20年以上前の言葉ですが、真実なのがすごい。本当に、こればかりは絶対に変わらない。そして、すごく好きなのが下の逸話。

六本木のクラブで働いていた時、ある俳優がやってきた。有名人に興味のないエイミーは更衣室でタバコをすってサボっていたら、ひとりの女の子が顔を真っ赤にして駆け込んできた。

どうしたの?具合でも悪いの!?と聞くとその子は「ちがうのよ!!」

「私、駄目なの。ああいうふうに、第一線で活躍している俳優を見ると、自意識過剰になっちゃって、いたたまれないの。私、どうして、こんな所で、お酒のお酌しなくちゃならないのって、思って、恥ずかしいの、こんな自分が。今に対等になってやるって思い始めて、手が震えてきちゃうんだ」
私は、彼女を抱きしめてあげたい気分だった。彼女が、役者志望で、学校に通っていることは、誰もが知っていた。
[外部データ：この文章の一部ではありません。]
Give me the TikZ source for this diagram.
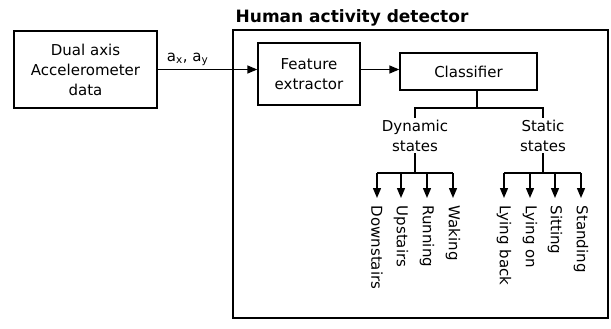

だから、誰も、彼女をとがめなかったのだろう。私は、ただ、がんばってねと声をかけて更衣室を出た。
あの時、来た客が、もし作家だったら、どうだったろうと、私は、今、考える。多分、同じような思いを味わったかもしれない。そして今の私を見て、あの時の彼女のように震える作家志望の女の子も、絶対に存在する筈なのである。私には、やはり、がんばってね、と声をかけることしか出来ない。

昨夜私が経験したモヤモヤというか、畏敬の念はこの自意識過剰ってやつですよね。そしてモヤモヤする自分に「私はまだ何者でもない」という恥ずかしさが加わる。でも、本当に自分が小説を書きたいのかどうかもわからないんですけどね、今の時点では。

どちらにしても、素敵なトークが聞けたこと、素晴らしい才能を目にすることが出来たこと、自分の「腫れもの」に気づけたという意味で、有意義な夜でした。